The loading is done in one thread (the one the actor resides on). It serves the images over the fs channel to the threads that called it.
The threads then do the processing of the images (in your case 4 at a time) in parallel.
This makes only sense if the processing takes significantly longer than the loading. Otherwise you won’t gain much by multithreading. See Amdahl’s law. The reading of the files can’t be parallized. It’s the same with a lock. It creates a queue which makes tasks wait until they can read the file.
You can parallelize all operations after the file access since only the reading needs to happen in a single thread. But this must be implemented in a library or by the user. Amdahl’s law suggests to keep the part that cannot parallelized as small as possible.
That’s probably true in most situations, including mine, but there’s still the decoding step that could be parallelized. I guess I could separate the loading and decoding, but that doesn’t seem to be very easy since load only accepts a filename or a stream.
Anyway I was able to run my process. And surprisingly saving the resulting images in multiple threads does work.
I perhaps should have written that it is not practical:
Hardware file access works sequentially. If you allow parallel cores concurrently access the file system, then somewhere in between you have to manage the switching, to save and restore permanently status for each concurrent file access. This is possible but involves considerable complexity and may be error prone.
So no reason not to try to split the load over a couple of threads then, in particular as there’s decoding to do as well. It seems to me like there’s some thread unsafety in FileIO because reading directly with PNGFiles works fine for me.
using PNGFiles
filenames = filter(x->endswith(x, ".png"), readdir("."; join=true));
x = Vector{Any}(undef, length(filenames));
@sync for (i, path) in enumerate(filenames)
Threads.@spawn begin
x[i] = PNGFiles.load(path)
end
end
This is probably not a good way to get performance but at least there should be no fundamental problem with multithreading it.
Update: When I try this with 100 png files of size 4096x4096 and 8 threads I get a factor 4 speedup over sequential read. Seems fairly decent.
FileIO and ImageIO do lazy loading of the underlying file IO packages, so what may be happening is multiple threads trying to load the package at the same time, if it hasn’t happened already in the session.

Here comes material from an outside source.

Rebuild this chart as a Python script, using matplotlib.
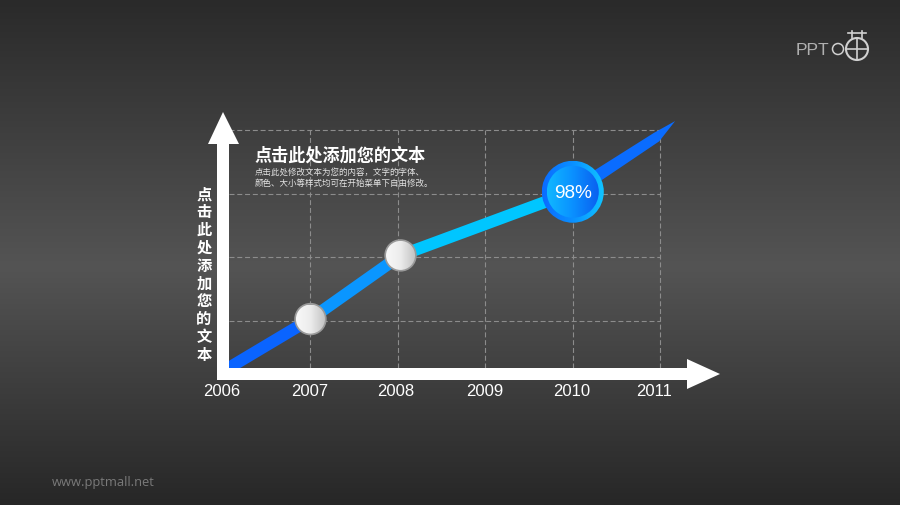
import numpy as np
import matplotlib
matplotlib.use('Agg')
import matplotlib.pyplot as plt
from matplotlib.colors import LinearSegmentedColormap
from matplotlib.patches import Circle, Polygon

plt.rcParams['font.family'] = ['Liberation Sans', 'Noto Sans CJK SC', 'DejaVu Sans']

# data
years = [2006, 2007, 2008, 2009, 2010, 2011]
line_x = [2006.0, 2007.0, 2008.03, 2010.0]
line_y = [0.21, 1.03, 2.03, 3.03]
tip_x = 2011.17
tip_y = 4.14
shoulder_x = 2010.95
shoulder_y = 3.9
marker_x = [2007.0, 2008.03]
marker_y = [1.03, 2.03]
peak_label = '98%'
y_grid = [1, 2, 3, 4]

title = '点击此处添加您的文本'
body = ['点击此处修改文本为您的内容，文字的字体、', '颜色、大小等样式均可在开始菜单下自由修改。']
y_title = list('点击此处添加您的文本')

W, H = 900, 506
X_PER_YEAR = 87.45
Y_PER_UNIT = 63.67

fig = plt.figure(figsize=(9, 5.06), dpi=100)

# background
bg = fig.add_axes([0, 0, 1, 1], zorder=0)
bg_cmap = LinearSegmentedColormap.from_list('bg', [(0, '#2a2a2a'), (0.53, '#545454'), (1, '#272727')])
bg.imshow(np.linspace(0, 1, 256)[:, None], aspect='auto', cmap=bg_cmap, extent=[0, W, H, 0])
bg.axis('off')

# data axes cover the whole figure so that year/value map onto pixels
ax = fig.add_axes([0, 0, 1, 1], zorder=1)
ax.patch.set_alpha(0)
ax.set_xlim(2006 - 223 / X_PER_YEAR, 2006 + (W - 223) / X_PER_YEAR)
ax.set_ylim(1 - (H - 322) / Y_PER_UNIT, 1 + 322 / Y_PER_UNIT)
ax.axis('off')


def to_px(x, y):
    px, py = ax.transData.transform((x, y))
    return px, H - py


y_bottom = 1 - (369 - 322) / Y_PER_UNIT
grid_left = 2006 + (229 - 223) / X_PER_YEAR
for yr in years[1:]:
    ax.plot([yr, yr], [y_bottom, y_grid[-1]], color='#8c8c8c', lw=0.8, dashes=(4.5, 2.5))
for v in y_grid:
    ax.plot([grid_left, years[-1]], [v, v], color='#8c8c8c', lw=0.8, dashes=(4.5, 2.5))

# trend line, one colour per stretch
seg_colors = ['#0a64ff', '#0a96ff', '#00c6ff']
for i, c in enumerate(seg_colors):
    ax.plot(line_x[i:i + 2], line_y[i:i + 2], color=c, lw=8.6, solid_capstyle='butt')

# overlay in pixels for the decorated shapes
ov = fig.add_axes([0, 0, 1, 1], zorder=2)
ov.patch.set_alpha(0)
ov.set_xlim(0, W)
ov.set_ylim(H, 0)
ov.axis('off')

# tapered last stretch
x0, y0 = to_px(line_x[-1], line_y[-1])
x1, y1 = to_px(shoulder_x, shoulder_y)
x2, y2 = to_px(tip_x, tip_y)
d = np.array([x1 - x0, y1 - y0])
n = np.array([-d[1], d[0]]) / np.hypot(*d)
tail = [(x0 + n[0] * 6.5, y0 + n[1] * 6.5), (x1 + n[0] * 6, y1 + n[1] * 6), (x2, y2),
        (x1 - n[0] * 4, y1 - n[1] * 4), (x0 - n[0] * 6.5, y0 - n[1] * 6.5)]
ov.add_patch(Polygon(tail, closed=True, fc='#0a6cff', ec='none'))

# white axis arrows
ov.add_patch(Polygon([(217, 381), (217, 145), (208, 145), (223, 113), (239, 145), (229, 145), (229, 369),
                      (687, 369), (687, 360), (720, 375), (687, 390), (687, 381)],
                     closed=True, fc='white', ec='none'))


def grad_disc(cx, cy, r, colors):
    g = np.linspace(0, 1, 128)[None, :]
    cmap = LinearSegmentedColormap.from_list('d', colors)
    im = ov.imshow(g, cmap=cmap, extent=[cx - r, cx + r, cy + r, cy - r], aspect='auto', zorder=4)
    im.set_clip_path(Circle((cx, cy), r, transform=ov.transData))


# grey markers
for mx, my in zip(marker_x, marker_y):
    cx, cy = to_px(mx, my)
    ov.add_patch(Circle((cx, cy), 16.2, fc='#9a9a9a', ec='none', zorder=3))
    grad_disc(cx, cy, 14.5, ['#f8f8f8', '#ececec', '#c4c4c4'])

# peak badge
cx, cy = to_px(line_x[-1], line_y[-1])
grad_disc(cx, cy, 31, ['#0a6cff', '#0a90ff', '#10c4ff'])
grad_disc(cx, cy, 26, ['#10b8ff', '#0a90ff', '#0a60f0'])
ov.set_xlim(0, W)
ov.set_ylim(H, 0)
ov.text(cx, cy + 1, peak_label, color='white', fontsize=13.7, ha='center', va='center', zorder=6)

# tick labels, the picture has them slightly off the grid
tick_nudge = [-1, -0.5, -2.5, -0.5, -1.5, -6]
for yr, dx in zip(years, tick_nudge):
    px, _ = to_px(yr, 0)
    ov.text(px + dx, 392, str(yr), color='white', fontsize=12, ha='center', va='center')

# texts
ov.text(254.5, 155, title, color='white', fontsize=12.3, fontweight='bold', va='center')
for i, line in enumerate(body):
    ov.text(255, 172.5 + i * 11, line, color='#e4e4e4', fontsize=6.1, va='center')
for i, ch in enumerate(y_title):
    ov.text(204, 195 + i * 17.9, ch, color='white', fontsize=11, fontweight='bold', ha='center', va='center')

ov.text(52, 483, 'www.pptmall.net', color='#7a7a7a', fontsize=9.3, va='center', family='Open Sans')

# logo
logo = '#d0d0d0'
ov.text(796, 50, 'PPT', color=logo, fontsize=12.5, va='center', family='Liberation Sans', alpha=0.8)
ov.add_patch(Circle((838, 50), 5.5, fc='none', ec=logo, lw=1.1))
ov.add_patch(Circle((857, 50), 11, fc='none', ec=logo, lw=1.5))
ov.plot([857, 857], [39, 61], color=logo, lw=1.2)
ov.plot([846, 868], [50, 50], color=logo, lw=1.2)
ov.plot([848, 866], [34, 34], color=logo, lw=1.2)
ov.plot([852, 852], [32, 39], color=logo, lw=1.2)
ov.plot([862, 862], [32, 39], color=logo, lw=1.2)

fig.savefig('out.png', dpi=100)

The first example may work if the underlying IO package is first loaded on the main thread, either by invoking a single image load first, or by explicitly using ImageIO, PNGFiles or ImageMagick etc
using Images, FileIO, ImageIO, PNGFiles
Threads.@threads for path in readdir("img"; join=true)
load(path)
end
Note that if the file format changes, it may try to load different packages and hit the same problem.